Leave out the pictures and copy everything else below exactly.

* [COLLECTED DATA]
..........

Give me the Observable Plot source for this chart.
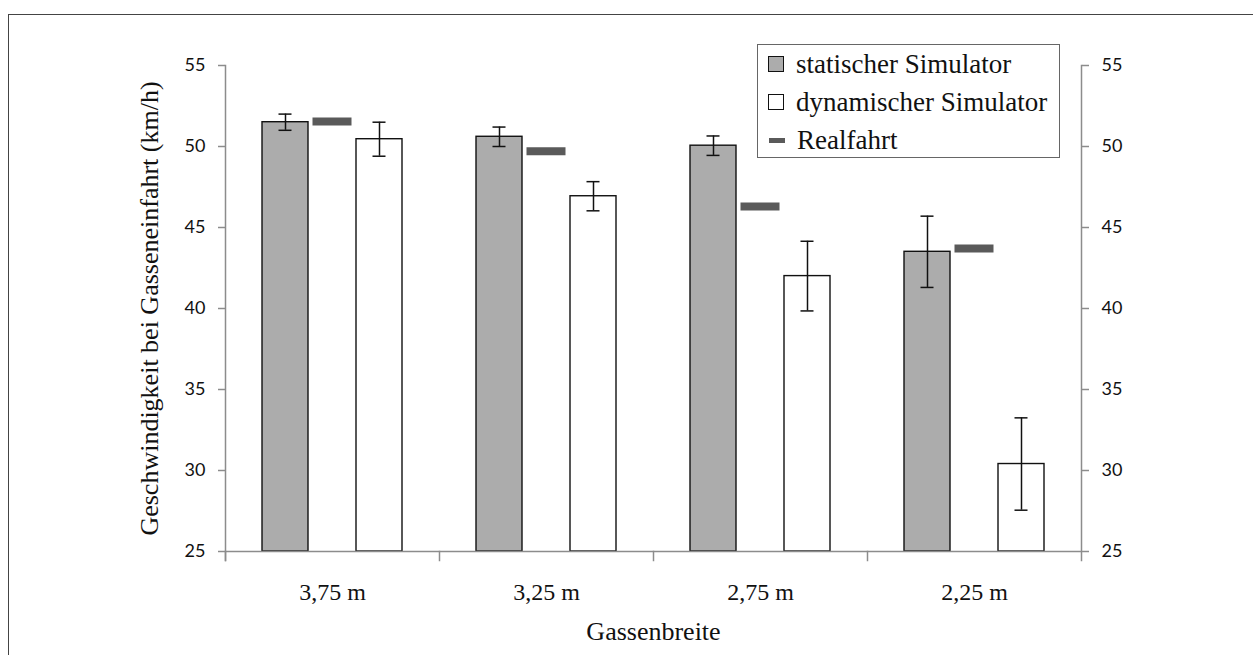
<!DOCTYPE html>
<html>
<head>
<meta charset="utf-8">
<script src="https://cdn.jsdelivr.net/npm/d3@7"></script>
<script src="https://cdn.jsdelivr.net/npm/@observablehq/plot@0.6"></script>
<style>
  html, body { margin: 0; padding: 0; background: #fff; overflow: hidden; }
  #wrap { position: relative; width: 1253px; height: 655px; }
  #border { position: absolute; left: 8px; top: 14px; width: 1300px; height: 700px; border: 1.5px solid #444; box-sizing: border-box; }
  #chart { position: absolute; left: 0; top: 0; }
  #legend { position: absolute; left: 757px; top: 44px; width: 303px; height: 114px; border: 1.5px solid #666; box-sizing: border-box; background: #fff;
            font-family: "Liberation Serif", serif; font-size: 27px; color: #111; }
  .item { position: absolute; left: 10px; height: 30px; display: flex; align-items: center; }
  .sw { width: 14px; height: 14px; border: 1.5px solid #111; margin-right: 12px; box-sizing: content-box; }
  .sw.line { border: none; height: 5px; width: 16px; margin-left: 1px; }
</style>
</head>
<body>
<div id="wrap">
  <div id="border"></div>
  <div id="chart"></div>
  <div id="legend"></div>
</div>
<script>
// ---- data ----
const categories = ["3,75 m", "3,25 m", "2,75 m", "2,25 m"];
const seriesKeys = ["statischer Simulator", "Realfahrt", "dynamischer Simulator"];
const statischValues = [51.5, 50.6, 50.05, 43.5];
const statischErrors = [0.5, 0.6, 0.6, 2.2];
const dynamischValues = [50.45, 46.93, 42.0, 30.4];
const dynamischErrors = [1.05, 0.9, 2.15, 2.85];
const realfahrtValues = [51.55, 49.7, 46.3, 43.7];
const yTicks = [25, 30, 35, 40, 45, 50, 55];
const yLabel = "Geschwindigkeit bei Gasseneinfahrt (km/h)";
const xLabel = "Gassenbreite";

// ---- styles ----
const colors = {"statischer Simulator": "#acacac", "dynamischer Simulator": "#ffffff", "Realfahrt": "#5a5a5a"};
const axisGray = "#8c8c8c";
const W = 1253, H = 655;
const mL = 225, mR = 172, mT = 65, mB = 104;
const plotH = H - mT - mB;

const bars = [];
categories.forEach((c, i) => {
  bars.push({cat: c, series: "statischer Simulator", value: statischValues[i], err: statischErrors[i]});
  bars.push({cat: c, series: "dynamischer Simulator", value: dynamischValues[i], err: dynamischErrors[i]});
});
const real = categories.map((c, i) => ({cat: c, series: "Realfahrt", value: realfahrtValues[i]}));

const serif = "Liberation Serif, serif";
const sans = "Lato, Open Sans, sans-serif";

const chart = Plot.plot({
  width: W, height: H,
  marginLeft: mL, marginRight: mR, marginTop: mT, marginBottom: mB,
  style: {background: "transparent"},
  fx: {domain: categories, padding: 0, axis: null},
  x: {domain: seriesKeys, paddingInner: 0.0316, paddingOuter: 0.768, axis: null},
  y: {domain: [25, 55], axis: null},
  marks: [
    Plot.barY(bars, {fx: "cat", x: "series", y1: 25, y2: "value", fill: d => colors[d.series], stroke: "#111", strokeWidth: 1.4}),
    Plot.tickY(real, {fx: "cat", x: "series", y: "value", stroke: colors["Realfahrt"], strokeWidth: 8, insetLeft: 3.5, insetRight: 3.5}),
    Plot.ruleX(bars, {fx: "cat", x: "series", y1: d => d.value - d.err, y2: d => d.value + d.err, stroke: "#111", strokeWidth: 1.5}),
    Plot.tickY(bars, {fx: "cat", x: "series", y: d => d.value + d.err, stroke: "#111", strokeWidth: 1.5, insetLeft: 16.5, insetRight: 16.5}),
    Plot.tickY(bars, {fx: "cat", x: "series", y: d => d.value - d.err, stroke: "#111", strokeWidth: 1.5, insetLeft: 16.5, insetRight: 16.5}),
    Plot.ruleY([25], {stroke: axisGray, strokeWidth: 1.5}),
    Plot.frame({anchor: "left", facetAnchor: "left", stroke: axisGray, strokeWidth: 1.5, insetBottom: -9}),
    Plot.frame({anchor: "right", facetAnchor: "right", stroke: axisGray, strokeWidth: 1.5, insetBottom: -9}),
    Plot.frame({anchor: "left", stroke: axisGray, strokeWidth: 1.5, insetTop: plotH, insetBottom: -9}),
    Plot.axisY({anchor: "left", ticks: yTicks, tickSize: 7, tickPadding: 13, stroke: axisGray, strokeWidth: 1.5, fill: "#111", fontFamily: sans, fontSize: 18, label: null}),
    Plot.axisY({anchor: "right", ticks: yTicks, tickSize: 7, tickPadding: 13, stroke: axisGray, strokeWidth: 1.5, fill: "#111", fontFamily: sans, fontSize: 18, label: null}),
    Plot.axisY({anchor: "left", ticks: [], label: yLabel, labelAnchor: "center", labelOffset: 86, labelArrow: "none", fill: "#111", fontFamily: serif, fontSize: 26}),
    Plot.axisFx({anchor: "bottom", tickSize: 0, tickPadding: 31, fill: "#111", fontFamily: serif, fontSize: 24, label: null}),
    Plot.axisFx({anchor: "bottom", ticks: [], label: xLabel, labelAnchor: "center", labelOffset: 88, labelArrow: "none", fill: "#111", fontFamily: serif, fontSize: 26})
  ]
});
document.getElementById("chart").appendChild(chart);

// ---- legend ----
const legend = document.getElementById("legend");
const legendItems = [
  {label: "statischer Simulator", kind: "box"},
  {label: "dynamischer Simulator", kind: "box"},
  {label: "Realfahrt", kind: "line"}
];
legendItems.forEach((it, i) => {
  const row = document.createElement("div");
  row.className = "item";
  row.style.top = (4 + i * 38) + "px";
  const sw = document.createElement("div");
  sw.className = "sw" + (it.kind === "line" ? " line" : "");
  sw.style.background = colors[it.label];
  const t = document.createElement("span");
  t.textContent = it.label;
  row.appendChild(sw);
  row.appendChild(t);
  legend.appendChild(row);
});
</script>
</body>
</html>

..........

* [ANSWER TO THE TASK]
Give me the Observable Plot source for this chart.
<!DOCTYPE html>
<html>
<head>
<meta charset="utf-8">
<script src="https://cdn.jsdelivr.net/npm/d3@7"></script>
<script src="https://cdn.jsdelivr.net/npm/@observablehq/plot@0.6"></script>
<style>
  html, body { margin: 0; padding: 0; background: #fff; overflow: hidden; }
  #wrap { position: relative; width: 1253px; height: 655px; }
  #border { position: absolute; left: 8px; top: 14px; width: 1300px; height: 700px; border: 1.5px solid #444; box-sizing: border-box; }
  #chart { position: absolute; left: 0; top: 0; }
  #legend { position: absolute; left: 757px; top: 44px; width: 303px; height: 114px; border: 1.5px solid #666; box-sizing: border-box; background: #fff;
            font-family: "Liberation Serif", serif; font-size: 27px; color: #111; }
  .item { position: absolute; left: 10px; height: 30px; display: flex; align-items: center; }
  .sw { width: 14px; height: 14px; border: 1.5px solid #111; margin-right: 12px; box-sizing: content-box; }
  .sw.line { border: none; height: 5px; width: 16px; margin-left: 1px; }
</style>
</head>
<body>
<div id="wrap">
  <div id="border"></div>
  <div id="chart"></div>
  <div id="legend"></div>
</div>
<script>
// ---- data ----
const categories = ["3,75 m", "3,25 m", "2,75 m", "2,25 m"];
const seriesKeys = ["statischer Simulator", "Realfahrt", "dynamischer Simulator"];
const statischValues = [51.5, 50.6, 50.05, 43.5];
const statischErrors = [0.5, 0.6, 0.6, 2.2];
const dynamischValues = [50.45, 46.93, 42.0, 30.4];
const dynamischErrors = [1.05, 0.9, 2.15, 2.85];
const realfahrtValues = [51.55, 49.7, 46.3, 43.7];
const yTicks = [25, 30, 35, 40, 45, 50, 55];
const yLabel = "Geschwindigkeit bei Gasseneinfahrt (km/h)";
const xLabel = "Gassenbreite";

// ---- styles ----
const colors = {"statischer Simulator": "#acacac", "dynamischer Simulator": "#ffffff", "Realfahrt": "#5a5a5a"};
const axisGray = "#8c8c8c";
const W = 1253, H = 655;
const mL = 225, mR = 172, mT = 65, mB = 104;
const plotH = H - mT - mB;

const bars = [];
categories.forEach((c, i) => {
  bars.push({cat: c, series: "statischer Simulator", value: statischValues[i], err: statischErrors[i]});
  bars.push({cat: c, series: "dynamischer Simulator", value: dynamischValues[i], err: dynamischErrors[i]});
});
const real = categories.map((c, i) => ({cat: c, series: "Realfahrt", value: realfahrtValues[i]}));

const serif = "Liberation Serif, serif";
const sans = "Lato, Open Sans, sans-serif";

const chart = Plot.plot({
  width: W, height: H,
  marginLeft: mL, marginRight: mR, marginTop: mT, marginBottom: mB,
  style: {background: "transparent"},
  fx: {domain: categories, padding: 0, axis: null},
  x: {domain: seriesKeys, paddingInner: 0.0316, paddingOuter: 0.768, axis: null},
  y: {domain: [25, 55], axis: null},
  marks: [
    Plot.barY(bars, {fx: "cat", x: "series", y1: 25, y2: "value", fill: d => colors[d.series], stroke: "#111", strokeWidth: 1.4}),
    Plot.tickY(real, {fx: "cat", x: "series", y: "value", stroke: colors["Realfahrt"], strokeWidth: 8, insetLeft: 3.5, insetRight: 3.5}),
    Plot.ruleX(bars, {fx: "cat", x: "series", y1: d => d.value - d.err, y2: d => d.value + d.err, stroke: "#111", strokeWidth: 1.5}),
    Plot.tickY(bars, {fx: "cat", x: "series", y: d => d.value + d.err, stroke: "#111", strokeWidth: 1.5, insetLeft: 16.5, insetRight: 16.5}),
    Plot.tickY(bars, {fx: "cat", x: "series", y: d => d.value - d.err, stroke: "#111", strokeWidth: 1.5, insetLeft: 16.5, insetRight: 16.5}),
    Plot.ruleY([25], {stroke: axisGray, strokeWidth: 1.5}),
    Plot.frame({anchor: "left", facetAnchor: "left", stroke: axisGray, strokeWidth: 1.5, insetBottom: -9}),
    Plot.frame({anchor: "right", facetAnchor: "right", stroke: axisGray, strokeWidth: 1.5, insetBottom: -9}),
    Plot.frame({anchor: "left", stroke: axisGray, strokeWidth: 1.5, insetTop: plotH, insetBottom: -9}),
    Plot.axisY({anchor: "left", ticks: yTicks, tickSize: 7, tickPadding: 13, stroke: axisGray, strokeWidth: 1.5, fill: "#111", fontFamily: sans, fontSize: 18, label: null}),
    Plot.axisY({anchor: "right", ticks: yTicks, tickSize: 7, tickPadding: 13, stroke: axisGray, strokeWidth: 1.5, fill: "#111", fontFamily: sans, fontSize: 18, label: null}),
    Plot.axisY({anchor: "left", ticks: [], label: yLabel, labelAnchor: "center", labelOffset: 86, labelArrow: "none", fill: "#111", fontFamily: serif, fontSize: 26}),
    Plot.axisFx({anchor: "bottom", tickSize: 0, tickPadding: 31, fill: "#111", fontFamily: serif, fontSize: 24, label: null}),
    Plot.axisFx({anchor: "bottom", ticks: [], label: xLabel, labelAnchor: "center", labelOffset: 88, labelArrow: "none", fill: "#111", fontFamily: serif, fontSize: 26})
  ]
});
document.getElementById("chart").appendChild(chart);

// ---- legend ----
const legend = document.getElementById("legend");
const legendItems = [
  {label: "statischer Simulator", kind: "box"},
  {label: "dynamischer Simulator", kind: "box"},
  {label: "Realfahrt", kind: "line"}
];
legendItems.forEach((it, i) => {
  const row = document.createElement("div");
  row.className = "item";
  row.style.top = (4 + i * 38) + "px";
  const sw = document.createElement("div");
  sw.className = "sw" + (it.kind === "line" ? " line" : "");
  sw.style.background = colors[it.label];
  const t = document.createElement("span");
  t.textContent = it.label;
  row.appendChild(sw);
  row.appendChild(t);
  legend.appendChild(row);
});
</script>
</body>
</html>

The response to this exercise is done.